Sure I just made a very quick benchmark and it should not be taken too 
seriously. I just thought we should not speculate too much on what Matlab 
does but better measure it.

Am Donnerstag, 22. Mai 2014 15:38:15 UTC+2 schrieb gael....@gmail.com:
>
>
>
> Le jeudi 22 mai 2014 09:51:44 UTC+2, Tobias Knopp a écrit :
>>
>> To give this discussions some facts I have done some benchmarking on my 
>> own
>>
>> Matlab R2013a:
>>
>> function [ y ] = perf( )
>>   N = 10000000;
>>   x = rand(N,1);
>>   y = x + x .* x + x .* x;
>> end
>>
>> >> tic;y=perf();toc;
>> Elapsed time is 0.177664 seconds.
>>
>> Julia 0.3 prerelease
>>
>>  function perf()
>>    N = 10000000
>>    x = rand(N)
>>    y = x + x .* x + x .* x
>>  end
>>
>> julia> @time perf()
>> elapsed time: 0.232852894 seconds (400002808 bytes allocated)
>>
>> using Devectorize.jl
>>
>>  function perf_devec()
>>    N = 10000000
>>    x = rand(N)
>>    @devec y = x + x .* x + x .* x
>>  end
>>
>> julia> @time perf_devec()
>> elapsed time: 0.084605794 seconds (160000664 bytes allocated)
>>
>> So seems all pretty consistent to me. Matlab is a little better in 
>> vectorized code as they presumely have a better memory caching. But still 
>> explicit devectorization using the @devec macro performs best. So using 
>> vectorized code in Julia is fine and "reasonable fast". If someone wants to 
>> do performance tweaking I don't see the issue telling him about 
>> devectorization.
>>
>  
> Ahah !!! I was sure of it: we don't talk about the same thing. To me,
> @devec y = x + x .* x + x .* x
> is actually *vectorized* code :). When I'm talking about devectorizing 
> code, I'm only talking about explicit loops. It's a shame that I only paid 
> attention to Devectorize.jl yesterday night. This thing is awesome and it 
> should be a great place to contribute to.
>
> This should be the very first answer to "this part of my code is too slow".
>
>
> Regarding the benchmarks you've done, thanks.
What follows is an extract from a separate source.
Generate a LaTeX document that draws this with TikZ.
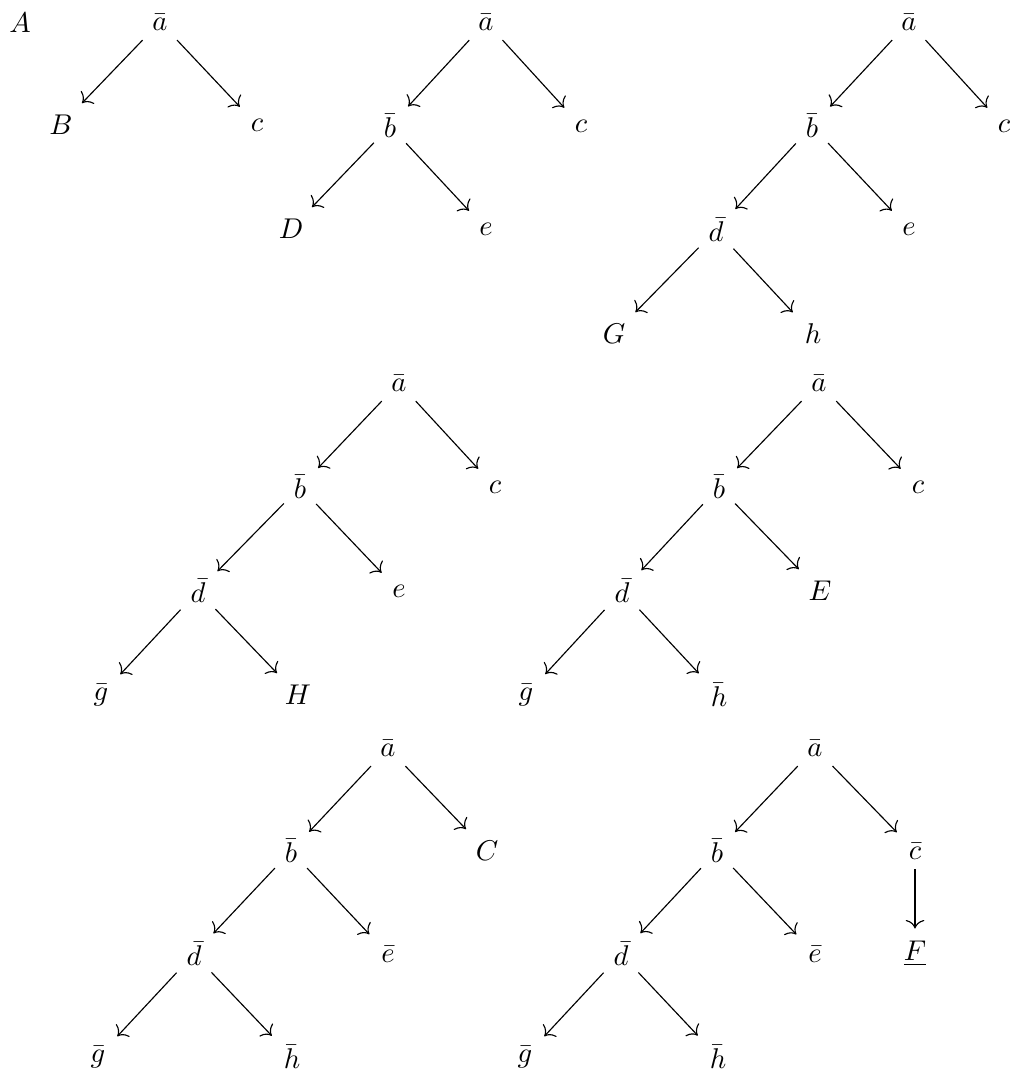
\documentclass[tikz,border=0pt]{standalone}
\usepackage{tikz}
\usetikzlibrary{arrows.meta}

\begin{document}
\begin{tikzpicture}[
  x=0.35pt, y=-0.35pt,
  lf/.style = {inner sep=3.3pt},
  arr/.style = {-{To[length=3pt,width=6.5pt]}, shorten >=1pt}
]
  \useasboundingbox (0,0) rectangle (1011,1077);
  \node[lf] (lblA) at (20,23) {$A$};

  % tree 1
  \begin{scope}[shift={(160,22)}]
    \node[lf] (a1) at (0,0) {$\bar a$};
    \node[lf] (b1) at (-99,103) {$B$};
    \node[lf] (c1) at (97,103) {$c$};
  \end{scope}

  % tree 2
  \begin{scope}[shift={(486,22)}]
    \node[lf] (a2) at (0,0) {$\bar a$};
    \node[lf] (b2) at (-96,104) {$\bar b$};
    \node[lf] (c2) at (95,104) {$c$};
    \node[lf] (d2) at (-195,207) {$D$};
    \node[lf] (e2) at (0,207) {$e$};
  \end{scope}

  % tree 3
  \begin{scope}[shift={(909,22)}]
    \node[lf] (a3) at (0,0) {$\bar a$};
    \node[lf] (b3) at (-97,104) {$\bar b$};
    \node[lf] (c3) at (95,104) {$c$};
    \node[lf] (d3) at (-193,208) {$\bar d$};
    \node[lf] (e3) at (0,207) {$e$};
    \node[lf] (g3) at (-295,312) {$G$};
    \node[lf] (h3) at (-96,312) {$h$};
  \end{scope}

  % tree 4
  \begin{scope}[shift={(399,383)}]
    \node[lf] (a4) at (0,0) {$\bar a$};
    \node[lf] (b4) at (-99,104) {$\bar b$};
    \node[lf] (c4) at (96,104) {$c$};
    \node[lf] (d4) at (-201,208) {$\bar d$};
    \node[lf] (e4) at (0,208) {$e$};
    \node[lf] (g4) at (-298,312) {$\bar g$};
    \node[lf] (h4) at (-101,312) {$H$};
  \end{scope}

  % tree 5
  \begin{scope}[shift={(819,383)}]
    \node[lf] (a5) at (0,0) {$\bar a$};
    \node[lf] (b5) at (-100,104) {$\bar b$};
    \node[lf] (c5) at (99,104) {$c$};
    \node[lf] (d5) at (-197,208) {$\bar d$};
    \node[lf] (e5) at (1,208) {$E$};
    \node[lf] (g5) at (-293,312) {$\bar g$};
    \node[lf] (h5) at (-100,312) {$\bar h$};
  \end{scope}

  % tree 6
  \begin{scope}[shift={(388,748)}]
    \node[lf] (a6) at (0,0) {$\bar a$};
    \node[lf] (b6) at (-97,103) {$\bar b$};
    \node[lf] (c6) at (99,103) {$C$};
    \node[lf] (d6) at (-194,206) {$\bar d$};
    \node[lf] (e6) at (0,206) {$\bar e$};
    \node[lf] (g6) at (-290,309) {$\bar g$};
    \node[lf] (h6) at (-96,309) {$\bar h$};
  \end{scope}

  % tree 7
  \begin{scope}[shift={(815,748)}]
    \node[lf] (a7) at (0,0) {$\bar a$};
    \node[lf] (b7) at (-98,103) {$\bar b$};
    \node[lf] (c7) at (100,103) {$\bar c$};
    \node[lf] (d7) at (-194,206) {$\bar d$};
    \node[lf] (e7) at (0,206) {$\bar e$};
    \node[lf] (f7) at (100,206) {$\underline{F}$};
    \node[lf] (g7) at (-290,309) {$\bar g$};
    \node[lf] (h7) at (-97,309) {$\bar h$};
  \end{scope}

  % edges
  \foreach \u/\v in {a1/b1, a1/c1,
                     a2/b2, a2/c2, b2/d2, b2/e2}
    \draw[arr] (\u) -- (\v);
  \foreach \t in {3,4,5,6,7}
    \foreach \u/\v in {a/b, a/c, b/d, b/e, d/g, d/h}
      \draw[arr] (\u\t) -- (\v\t);
  \draw[arr] (c7) -- (f7);
\end{tikzpicture}
\end{document}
Without evidence, no 
> discussion. I agree.
>
> But there are two problems with your benchmarks. Firstly, you've not 
> repeated them and therefore can't associate an uncertainty with them. Maybe 
> matlab code is not actually faster. Secondly, what if matlab or julia 
> actually spend most of its time getting the random vector?
>
> I'd recommend  you to repeat your result and compare directly the 
> estimated distribution function. I've done just that for your simple code. 
> I just put N = rand(...) outside of the function each time. I also created 
> devectorized versions of your code (I mean, with explicit loops written by 
> myself). Once with ".*" as a multiplier and once with "*". The resulting 
> kernel densities can be found attached.
>
> As you can see, the resulting functions are not even close from a 
> Gaussian. Normality tests failed for each of those distributions. How to 
> explain that? Easy: a typical desktop computer does nothing most of the 
> time. Once you launch something, it spends it's time on this but from time 
> to time very rarely, it needs to spend some CPU time on something else. 
> Therefore, there is the mode : the most probable execution time and a tail 
> that is bigger on the side of increasing times.
>
> I just go the time using tic(), toc(), so for each of the thousand 
> repetitions of the exact same calculation, I could follow the execution 
> time in real time. The fact that "Explicit loop (*)" has a bigger and 
> stranger tail is directly related to the fact that I used my mouse quite 
> intensively during that run. What does that mean? 
>
> 1) One must repeat calculations for benchmarking.
> 2) Calculating the mean of the repetitions is useless because it is not a 
> good estimator of the mode of the distribution.
>
> The point 1 is obvious, but not point 2 : please consider the second plot 
> attached which is a zoomed in part of the first one. As you can see, the 
> mode of the "Explicit loop (*)" curve is positioned slightly on the left 
> compared to the "Explicit loop (.*)" curve. This certainly means that for 
> scalars, "*" has less overhead than ".*" (maybe just a couple of extra 
> "if"s or an extra function call). However, because I shook my mouse (on 
> purpose) during that run (it was so funny to see the execution time bump on 
> the terminal), it has a bigger asymmetric tail. 
>
> The result? The ".*" is on "average" 3% faster than the "*" version.
>
> The problem? This is not a function benchmark, this is a system load 
> benchmark.
>
> Oh my, I've done it again, sorry for the long post.